Willis, I am not making “untrue claims”. You always say “run the numbers” and I always say “run the empirical experiment”. After all the numbers are no use if you do not understand the fundamental physics. You have shown time and again that you do not. You still persist with the view that incident LWIR can heat or slow the cooling rate of liquid water that is free to evaporatively cool. Now you seem to be claiming that the oceans would freeze in the absence of downwelling LWIR. I have run the empirical experiments and I have clearly claimed –
“Empirical experiment shows a very great difference in average temperatures between intermittent SW heating at depth in transparent materials than averaged SW heating at the surface of opaque materials.”
What does “averaged SW heating at the surface of opaque materials” equate to? Could it be applying SB calculations to the surface of the oceans?
Willis, Anthony Watts, the host of this site, started his journey with empirical experiment and observation.
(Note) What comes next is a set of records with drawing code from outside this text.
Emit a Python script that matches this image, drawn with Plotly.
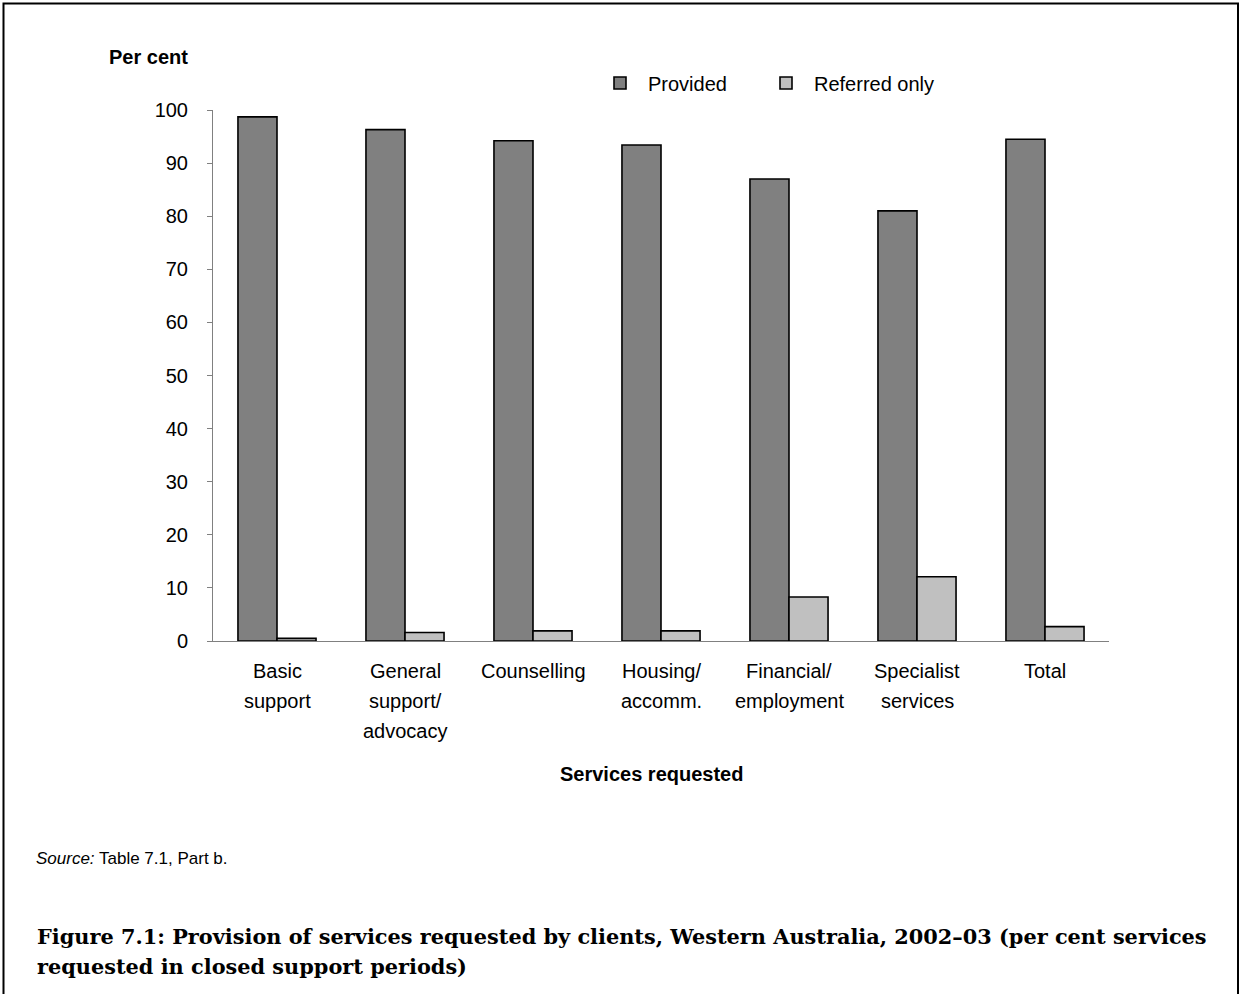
import plotly.graph_objects as go

# Services requested and share of each (per cent)
categories = ["Basic support", "General support/advocacy", "Counselling",
              "Housing/accomm.", "Financial/employment", "Specialist services", "Total"]
category_lines = [["Basic", "support"], ["General", "support/", "advocacy"], ["Counselling"],
                  ["Housing/", "accomm."], ["Financial/", "employment"], ["Specialist", "services"],
                  ["Total"]]
provided = [98.7, 96.3, 94.2, 93.4, 87.0, 81.0, 94.5]
referred_only = [0.5, 1.6, 1.9, 1.9, 8.3, 12.1, 2.7]
y_ticks = [0, 10, 20, 30, 40, 50, 60, 70, 80, 90, 100]
title_lines = ["Figure 7.1: Provision of services requested by clients, Western Australia, 2002–03 (per cent services",
               "requested in closed support periods)"]

W, H = 1241, 994
PL, PR, PT, PB = 213, 1109, 110, 641  # plot area in pixels


def px(x):
    return (x - PL) / (PR - PL)


def py(y):
    return (PB - y) / (PB - PT)


SANS = "Liberation Sans, Arial, sans-serif"
SERIF = "DejaVu Serif, serif"

fig = go.Figure()
fig.add_trace(go.Bar(x=categories, y=provided, name="Provided", legend="legend",
                     marker=dict(color="#808080", line=dict(color="black", width=1.6))))
fig.add_trace(go.Bar(x=categories, y=referred_only, name="Referred only", legend="legend2",
                     marker=dict(color="#C0C0C0", line=dict(color="black", width=1.6))))

annotations = []
for cat, lines in zip(categories, category_lines):
    for i, line in enumerate(lines):
        annotations.append(dict(x=cat, xref="x", y=py(671 + 30 * i), yref="paper",
                                text=line, showarrow=False, xanchor="center", yanchor="middle",
                                font=dict(family=SANS, size=20, color="black")))

for i, line in enumerate(title_lines):
    annotations.append(dict(x=px(35), y=py(936 + 30 * i), xref="paper", yref="paper",
                            text="<b>" + line + "</b>", showarrow=False,
                            xanchor="left", yanchor="middle",
                            font=dict(family=SERIF, size=20.85, color="black")))

annotations += [
    dict(x=px(107), y=py(57), xref="paper", yref="paper", text="<b>Per cent</b>",
         showarrow=False, xanchor="left", yanchor="middle",
         font=dict(family=SANS, size=20, color="black")),
    dict(x=px(651), y=py(774), xref="paper", yref="paper", text="<b>Services requested</b>",
         showarrow=False, xanchor="center", yanchor="middle",
         font=dict(family=SANS, size=20, color="black")),
    dict(x=px(34), y=py(858), xref="paper", yref="paper",
         text="<i>Source:</i> Table 7.1, Part b.",
         showarrow=False, xanchor="left", yanchor="middle",
         font=dict(family=SANS, size=17, color="black")),
]

legend_style = dict(orientation="h", yanchor="middle", xanchor="left", itemwidth=46,
                    font=dict(family=SANS, size=20, color="black"),
                    bgcolor="rgba(0,0,0,0)")

fig.update_layout(
    width=W, height=H,
    margin=dict(l=PL, r=W - PR, t=PT, b=H - PB),
    paper_bgcolor="white", plot_bgcolor="white",
    barmode="group", bargap=0.39, bargroupgap=0,
    font=dict(family=SANS, size=20, color="black"),
    showlegend=True,
    legend=dict(x=px(592), y=py(83), **legend_style),
    legend2=dict(x=px(758), y=py(83), **legend_style),
    xaxis=dict(showticklabels=False, ticks="", showline=True, linecolor="#808080",
               linewidth=1, showgrid=False, range=[-0.5, 6.5], zeroline=False),
    yaxis=dict(range=[0, 100], tickvals=y_ticks, ticks="outside", ticklen=5,
               tickcolor="#808080", showline=True, linecolor="#808080", linewidth=1,
               showgrid=False, zeroline=False, ticklabelstandoff=15,
               tickfont=dict(family=SANS, size=20, color="black")),
    annotations=annotations,
    shapes=[dict(type="rect", xref="paper", yref="paper",
                 x0=px(3.5), x1=px(1238), y0=py(1000), y1=py(3.5),
                 line=dict(color="black", width=2), layer="above")],
)

fig.write_html("out.html")
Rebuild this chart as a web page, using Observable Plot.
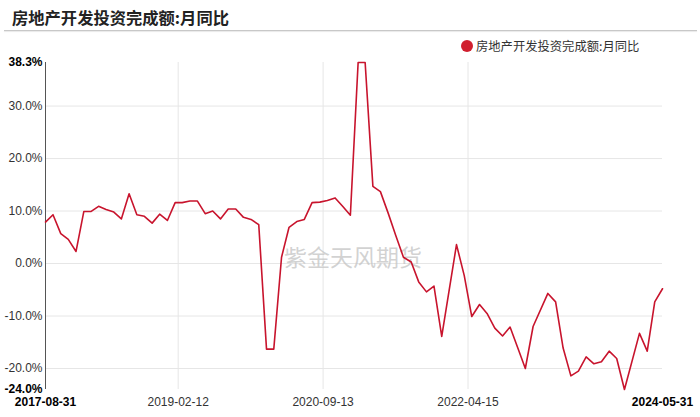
<!DOCTYPE html>
<html>
<head>
<meta charset="utf-8">
<script src="https://cdn.jsdelivr.net/npm/d3@7"></script>
<script src="https://cdn.jsdelivr.net/npm/@observablehq/plot@0.6"></script>
<style>
  html, body { margin: 0; padding: 0; background: #fff; }
  #wrap { width: 700px; height: 417px; position: relative; overflow: hidden; font-family: Arial, "Liberation Sans", "Noto Sans CJK SC", sans-serif; }
  #header { position: relative; height: 50px; }
  #title { position: absolute; left: 12px; top: 7px; font-size: 16.3px; line-height: 20px; font-weight: bold; color: #222; font-family: "Noto Sans CJK SC", sans-serif; }
  #rule { position: absolute; left: 4px; right: 3px; top: 30px; height: 1px; background: #c8c8c8; box-shadow: 0 1px 1px #e6e6e6; }
  #legend { position: absolute; left: 461px; top: 38px; height: 15px; display: flex; align-items: center; font-size: 12.3px; color: #333; font-family: "Noto Sans CJK SC", sans-serif; }
  #legend .dot { width: 12px; height: 12px; border-radius: 50%; margin-right: 3px; }
</style>
</head>
<body>
<div id="wrap">
  <div id="header">
    <div id="title"></div>
    <div id="rule"></div>
    <div id="legend"><span class="dot"></span><span class="lbl"></span></div>
  </div>
  <div id="chart"></div>
</div>
<script>
const chartTitle = "房地产开发投资完成额:月同比";
const seriesName = "房地产开发投资完成额:月同比";
const watermark = "紫金天风期货";
const lineColor = "#c8142d";

// Month of each observation (value dated at month end)
const months = [
  "2017-08","2017-09","2017-10","2017-11","2017-12",
  "2018-01","2018-02","2018-03","2018-04","2018-05","2018-06","2018-07","2018-08","2018-09","2018-10","2018-11","2018-12",
  "2019-01","2019-02","2019-03","2019-04","2019-05","2019-06","2019-07","2019-08","2019-09","2019-10","2019-11","2019-12",
  "2020-01","2020-02","2020-03","2020-04","2020-05","2020-06","2020-07","2020-08","2020-09","2020-10","2020-11","2020-12",
  "2021-01","2021-02","2021-03","2021-04","2021-05","2021-06","2021-07","2021-08","2021-09","2021-10","2021-11","2021-12",
  "2022-02","2022-03","2022-04","2022-05","2022-06","2022-07","2022-08","2022-09","2022-10","2022-11","2022-12",
  "2023-02","2023-03","2023-04","2023-05","2023-06","2023-07","2023-08","2023-09","2023-10","2023-11","2023-12",
  "2024-02","2024-03","2024-04","2024-05"
];
// Monthly YoY, %
const yoy = [
  7.9, 9.3, 5.7, 4.6, 2.3,
  9.9, 9.9, 10.9, 10.3, 9.8, 8.5, 13.3, 9.3, 9.0, 7.7, 9.4, 8.2,
  11.6, 11.6, 11.9, 11.9, 9.5, 10.0, 8.5, 10.4, 10.4, 8.8, 8.4, 7.4,
  -16.3, -16.3, 1.2, 6.9, 8.0, 8.4, 11.6, 11.7, 12.0, 12.5, 10.9, 9.2,
  38.3, 38.3, 14.7, 13.7, 9.6, 5.4, 1.2, 0.3, -3.5, -5.4, -4.3, -13.9,
  3.6, -2.3, -10.1, -7.8, -9.5, -12.3, -13.8, -12.1, -16.1, -20.0, -12.0,
  -5.7, -7.3, -16.1, -21.4, -20.5, -17.8, -19.1, -18.7, -16.7, -18.1, -24.0,
  -13.3, -16.7, -7.3, -4.8
];
const xTickLabels = ["2017-08-31","2019-02-12","2020-09-13","2022-04-15","2024-05-31"];
const yTickValues = [-20, -10, 0, 10, 20, 30];

document.getElementById("title").textContent = chartTitle;
document.querySelector("#legend .lbl").textContent = seriesName;
document.querySelector("#legend .dot").style.background = "#d01f2e";

const parseMonth = d3.utcParse("%Y-%m");
const parseDay = d3.utcParse("%Y-%m-%d");
const fmtDay = d3.utcFormat("%Y-%m-%d");
const data = months.map((m, i) => ({
  date: d3.utcDay.offset(d3.utcMonth.offset(parseMonth(m), 1), -1),
  value: yoy[i]
}));
const xTicks = xTickLabels.map(parseDay);
const xMid = xTicks.slice(1, -1);
const xEnds = [xTicks[0], xTicks[xTicks.length - 1]];
const yExt = [d3.min(yoy), d3.max(yoy)];
const pct = d => d.toFixed(1) + "%";

const chart = Plot.plot({
  width: 700,
  height: 367,
  marginTop: 12,
  marginBottom: 28,
  marginLeft: 45,
  marginRight: 38,
  style: { fontFamily: "Arial, 'Liberation Sans', sans-serif", fontSize: "12px", background: "transparent" },
  x: { type: "utc", domain: xEnds },
  y: { domain: yExt, nice: false },
  marks: [
    Plot.gridY(yTickValues, { stroke: "#e6e6e6", strokeOpacity: 1 }),
    Plot.gridX(xMid, { stroke: "#e6e6e6", strokeOpacity: 1 }),
    Plot.text([watermark], { frameAnchor: "middle", dx: -1, dy: 33, fontSize: 23, fill: "#c4c4c4", fillOpacity: 0.75, fontFamily: "'Noto Sans CJK SC', sans-serif" }),
    Plot.ruleX([xEnds[0]], { stroke: "#555", strokeWidth: 1 }),
    Plot.lineY(data, { x: "date", y: "value", stroke: lineColor, strokeWidth: 1.6 }),
    Plot.axisY(yTickValues, { tickSize: 0, tickPadding: 3, tickFormat: pct, fill: "#333", fontSize: 12, label: null }),
    Plot.axisY(yExt, { tickSize: 0, tickPadding: 3, tickFormat: pct, fill: "#000", fontWeight: "bold", fontSize: 12, label: null }),
    Plot.axisX(xMid, { tickSize: 0, tickPadding: 8, tickFormat: fmtDay, fill: "#333", fontSize: 12, label: null }),
    Plot.axisX(xEnds, { tickSize: 0, tickPadding: 8, tickFormat: fmtDay, fill: "#000", fontWeight: "bold", fontSize: 12, label: null })
  ]
});
document.getElementById("chart").appendChild(chart);
</script>
</body>
</html>
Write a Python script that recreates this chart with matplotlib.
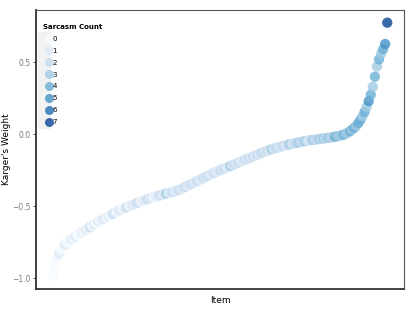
import matplotlib
matplotlib.use("Agg")
import matplotlib.pyplot as plt
from matplotlib.lines import Line2D
from matplotlib.legend_handler import HandlerTuple
import numpy as np

# Karger's weight per item (sorted ascending)
weights = [
    -0.986, -0.92, -0.87, -0.83, -0.80, -0.78, -0.765, -0.75, -0.74, -0.73,
    -0.72, -0.71, -0.70, -0.69, -0.68, -0.675, -0.665, -0.655, -0.645, -0.635,
    -0.625, -0.615, -0.605, -0.597, -0.59, -0.582, -0.575, -0.567, -0.56, -0.552,
    -0.545, -0.538, -0.53, -0.524, -0.518, -0.512, -0.506, -0.50, -0.494, -0.488,
    -0.482, -0.476, -0.47, -0.465, -0.46, -0.455, -0.45, -0.445, -0.44, -0.436,
    -0.432, -0.428, -0.424, -0.42, -0.416, -0.412, -0.408, -0.404, -0.40, -0.395,
    -0.39, -0.387, -0.380, -0.373, -0.366, -0.359, -0.352, -0.345, -0.338, -0.331,
    -0.324, -0.317, -0.310, -0.303, -0.296, -0.289, -0.282, -0.275, -0.268, -0.262,
    -0.256, -0.250, -0.244, -0.238, -0.232, -0.226, -0.220, -0.214, -0.208, -0.202,
    -0.196, -0.190, -0.184, -0.178, -0.172, -0.166, -0.160, -0.154, -0.148, -0.142,
    -0.136, -0.130, -0.124, -0.119, -0.114, -0.109, -0.104, -0.099, -0.095, -0.091,
    -0.087, -0.083, -0.079, -0.075, -0.072, -0.069, -0.066, -0.063, -0.060, -0.057,
    -0.054, -0.051, -0.048, -0.045, -0.043, -0.041, -0.039, -0.037, -0.035, -0.033,
    -0.031, -0.029, -0.027, -0.025, -0.023, -0.021, -0.019, -0.016, -0.013, -0.010,
    -0.006, -0.002, 0.004, 0.012, 0.022, 0.033, 0.045, 0.06, 0.078, 0.10,
    0.125, 0.155, 0.19, 0.23, 0.275, 0.33, 0.40, 0.47, 0.52, 0.56,
    0.59, 0.627, 0.775,
]

# Sarcasm count per item
sarcasm = [
    0, 0, 0, 1, 0, 0, 1, 0, 0, 1,
    0, 1, 0, 0, 1, 0, 1, 0, 2, 0,
    1, 0, 1, 0, 1, 1, 0, 1, 0, 2,
    1, 0, 1, 1, 0, 1, 2, 0, 1, 1,
    1, 2, 1, 0, 1, 1, 2, 1, 1, 0,
    1, 1, 2, 1, 1, 3, 1, 1, 2, 1,
    1, 2, 1, 1, 2, 1, 1, 2, 1, 1,
    2, 1, 1, 2, 1, 2, 1, 1, 2, 1,
    1, 2, 1, 2, 1, 1, 3, 1, 2, 1,
    2, 1, 1, 2, 1, 2, 1, 2, 1, 2,
    1, 2, 2, 1, 2, 1, 3, 1, 2, 2,
    1, 2, 2, 1, 2, 3, 1, 2, 2, 3,
    2, 2, 3, 2, 1, 2, 3, 2, 2, 3,
    2, 3, 2, 3, 3, 2, 3, 4, 3, 3,
    3, 4, 3, 3, 4, 3, 4, 3, 4, 4,
    3, 4, 3, 5, 4, 3, 4, 3, 4, 3,
    4, 5, 7,
]

count_levels = [0, 1, 2, 3, 4, 5, 6, 7]
palette = ["#F7FBFF", "#DEEBF7", "#C6DBEF", "#9ECAE1",
           "#6BAED6", "#4292C6", "#2171B5", "#084594"]

items = np.arange(len(weights))
colors = [palette[c] for c in sarcasm]

fig = plt.figure(figsize=(4.15, 3.12), dpi=100)
ax = fig.add_axes([0.0867, 0.0737, 0.8868, 0.8943])

ax.scatter(items, weights, c=colors, s=55, alpha=0.8, linewidths=0)

n = len(weights)
pad_x = 0.05 * (n - 1)
ax.set_xlim(-pad_x, n - 1 + pad_x)
ymin, ymax = min(weights), max(weights)
pad_y = 0.05 * (ymax - ymin)
ax.set_ylim(ymin - pad_y, ymax + pad_y)

ax.set_xticks([])
ax.set_yticks([-1.0, -0.5, 0.0, 0.5])
ax.set_yticklabels(["\u22121.0", "\u22120.5", "0.0", "0.5"])
ax.tick_params(axis="y", labelsize=5.5, labelcolor="#7a7a7a", color="#333333",
               length=2.5, width=0.6, pad=1.5)
ax.set_ylabel("Karger's Weight", fontsize=6.5)
ax.yaxis.set_label_coords(-0.068, 0.5)
ax.set_xlabel("Item", fontsize=6.5, labelpad=5)

for side in ["left", "bottom"]:
    ax.spines[side].set_linewidth(1.3)
    ax.spines[side].set_color("#333333")
for side in ["top", "right"]:
    ax.spines[side].set_linewidth(0.8)
    ax.spines[side].set_color("#555555")

handles = []
for lvl, col in zip(count_levels, palette):
    bg = Line2D([], [], linestyle="none", marker="s", markersize=8,
                markerfacecolor="#f2f2f2", markeredgecolor="#f2f2f2")
    dot = Line2D([], [], linestyle="none", marker="o", markersize=6.5,
                 markerfacecolor=col, markeredgewidth=0, alpha=0.8)
    handles.append((bg, dot))
leg = ax.legend(handles, [str(l) for l in count_levels],
                handler_map={tuple: HandlerTuple(ndivide=None)},
                title="Sarcasm Count", loc="upper left",
                bbox_to_anchor=(0.0, 0.975), frameon=False,
                fontsize=5, title_fontsize=5, labelspacing=0.85,
                handlelength=1.0, handletextpad=0.4, borderaxespad=0.6)
leg.get_title().set_fontweight("bold")
leg._legend_box.align = "left"

fig.savefig("out.png", dpi=100)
It is your influence that has steered back to applying instantaneous radiative flux calculations to moving fluids and transparent materials where calculating non-radiative energy transports is critical.
You have chosen to step up to the plate. I cannot be blamed for disruptive behaviour this time. I stated –
“Empirical experiment shows a very great difference in average temperatures between intermittent SW heating at depth in transparent materials than averaged SW heating at the surface of opaque materials.”
Batter up! Is my claim “untrue” Willis?